John Giles
- Born: 24 July 1969 (age 55)
- Sport country: England
- Professional: 1992–1997, 1998/1999
- Highest ranking: 108 (1994/1995)
- Best ranking finish: Last 32 (x2)

= John Giles (snooker player) =

English snooker player

John Giles (born 24 July 1969) is an English former professional snooker player.

==Career==

Born in 1969, Giles turned professional in 1992. In his debut season, he won the majority of the matches he played, but due to the vast number of players competing in qualifying for each event, did not progress beyond the last 128 of any of the ranking tournaments for most of that season. He won six matches in the 1992 Dubai Classic but was defeated by Mark Davis 1–5 in the seventh qualifying round, losing his eighth match in that year's Grand Prix also to Davis by the same scoreline, and lost 4–5 to Andrew Cairns in the last 128 at the British Open.

At the 1993 World Championship, qualifying for which was held near the start of the season, Giles defeated Tessa Davidson 5–3, Stan Haslam 5–1, Paul Maskell by the same scoreline, Barry Bunn 5–2, Simon Haggerty 5–0, Jamie Woodman 5–2, Andrew Cairns 10–2, Tony Meo 10–9, John Campbell 10–3 and Tony Knowles 10–6 to reach the last 32 stage - the first round at the Crucible Theatre.

Giles had won ten matches to qualify for the televised stages of the tournament, a feat bettered only by Spencer Dunn, who won eleven matches in the same event. In the event, Giles could not replicate his stellar form in his match against Steve James; he held James to 1–3 but came to trail 1–9. Although Giles won the eleventh frame and had left James requiring a snooker in the next, James recovered to win it 73–70, and was victorious by ten frames to two.

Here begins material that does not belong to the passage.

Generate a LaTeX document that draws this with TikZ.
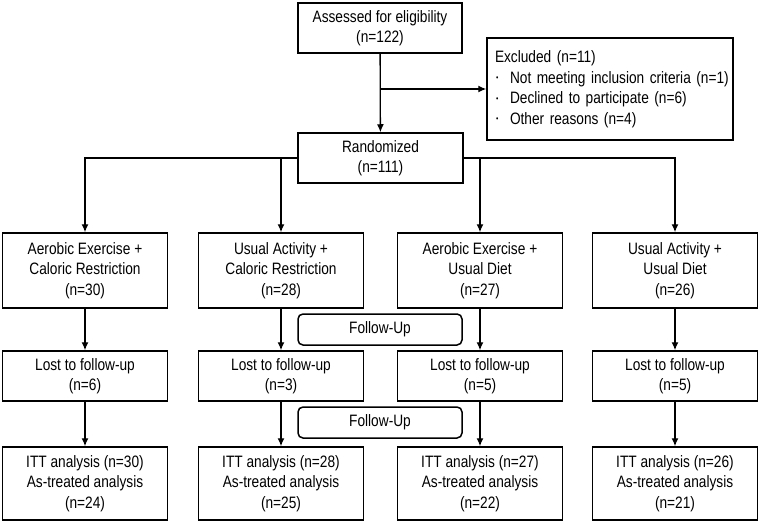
\documentclass[tikz,border=0pt]{standalone}
\usepackage{fontspec}
\setmainfont{Liberation Sans}[FakeStretch=0.83]
\usetikzlibrary{arrows.meta}

\tikzset{
	box/.style={draw, line width=1.5pt, align=center, inner sep=0pt,
		minimum width=165pt, font=\fontsize{16.5}{20.5}\selectfont},
	fubox/.style={box, rounded corners=5pt, minimum width=164pt, minimum height=31pt},
	link/.style={line width=1.3pt, -{Latex[length=8pt,width=7pt]}}
}
\newcommand{\smallbullet}{\makebox[15pt][l]{\hspace{1pt}\raisebox{0.25ex}{\footnotesize\textbullet}}}

\begin{document}
	\begin{tikzpicture}[x=1pt, y=-1pt]
		\useasboundingbox (0,0) rectangle (762,524);

		\node[box, minimum width=164pt, minimum height=50pt] (assess) at (380, 28) {Assessed for eligibility\\(n=122)};
		\node[box, align=left, text width=230pt, inner xsep=8pt, minimum height=102pt] (excl) at (610, 89)
			{\mbox{Excluded (n=11)}\\
			\mbox{\smallbullet Not meeting inclusion criteria (n=1)}\\
			\mbox{\smallbullet Declined to participate (n=6)}\\
			\mbox{\smallbullet Other reasons (n=4)}};
		\node[box, minimum height=50pt] (rand) at (380.5, 158) {Randomized\\(n=111)};

		\begin{scope}[every node/.style={box, minimum height=75pt}]
		\node (grp-1) at (85,  270.5) {Aerobic Exercise +\\Caloric Restriction\\(n=30)};
		\node (grp-2) at (281, 270.5) {Usual Activity +\\Caloric Restriction\\(n=28)};
		\node (grp-3) at (480, 270.5) {Aerobic Exercise +\\Usual Diet\\(n=27)};
		\node (grp-4) at (675, 270.5) {Usual Activity +\\Usual Diet\\(n=26)};
		\end{scope}

		\begin{scope}[every node/.style={box, minimum height=50pt}]
		\node (lost-1) at (85,  376) {Lost to follow-up\\(n=6)};
		\node (lost-2) at (281, 376) {Lost to follow-up\\(n=3)};
		\node (lost-3) at (480, 376) {Lost to follow-up\\(n=5)};
		\node (lost-4) at (675, 376) {Lost to follow-up\\(n=5)};
		\end{scope}

		\begin{scope}[every node/.style={box, minimum height=73pt}]
		\node (itt-1) at (85,  483.5) {ITT analysis (n=30)\\As-treated analysis\\(n=24)};
		\node (itt-2) at (281, 483.5) {ITT analysis (n=28)\\As-treated analysis\\(n=25)};
		\node (itt-3) at (480, 483.5) {ITT analysis (n=27)\\As-treated analysis\\(n=22)};
		\node (itt-4) at (675, 483.5) {ITT analysis (n=26)\\As-treated analysis\\(n=21)};
		\end{scope}

		\node[fubox] (fu-1) at (380, 329.5) {Follow-Up};
		\node[fubox] (fu-2) at (380, 422.5) {Follow-Up};

		\coordinate (split) at (380, 89);

		\draw[link] (assess) -- (rand);
		\draw[link] (split) -- (split -| excl.west);

		\draw[link] (rand.west) -| (grp-1);
		\draw[link] (rand.west -| grp-2) -- (grp-2);
		\draw[link] (rand.east -| grp-3) -- (grp-3);
		\draw[link] (rand.east) -| (grp-4);

		\foreach \i in {1,...,4} {
			\draw[link] (grp-\i) -- (lost-\i);
			\draw[link] (lost-\i) -- (itt-\i);
		}
	\end{tikzpicture}
\end{document}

Reaching the Crucible earned Giles £8,000, but his best performance the following season was a run to the last 96 of the 1993 UK Championship, where he lost 1–5 to a resurgent Alex Higgins. In spite of his poor form, Giles reached his highest ranking, 108th, for the 1994/1995 season.

Giles progressed to the last 96 at two ranking events the following season; at the 1994 UK Championship, he lost 4–5 to Danny Fowler, and at the 1995 British Open, Steve Newbury defeated him 5–2.

Some success came in 1995/1996; Giles reached the last 32 at the 1996 Welsh Open, defeating Hugh Abernethy, Joe Jogia, Les Dodd and Martin Clark before being whitewashed 5–0 by Drew Henry.

The following season, Giles met Steve Davis in the last 64 at the 1996 Grand Prix, where he lost 2–5.

Having lost his professional status at the end of the 1996/1997 season, Giles entered ten qualifying events to regain it for the following season, and was successful. However, he dropped off the tour once more in 1999, aged 29. Giles' last professional match was another against Dodd, in the 1999 World Championship; on this occasion, Dodd won their third-round qualifying encounter 10–8.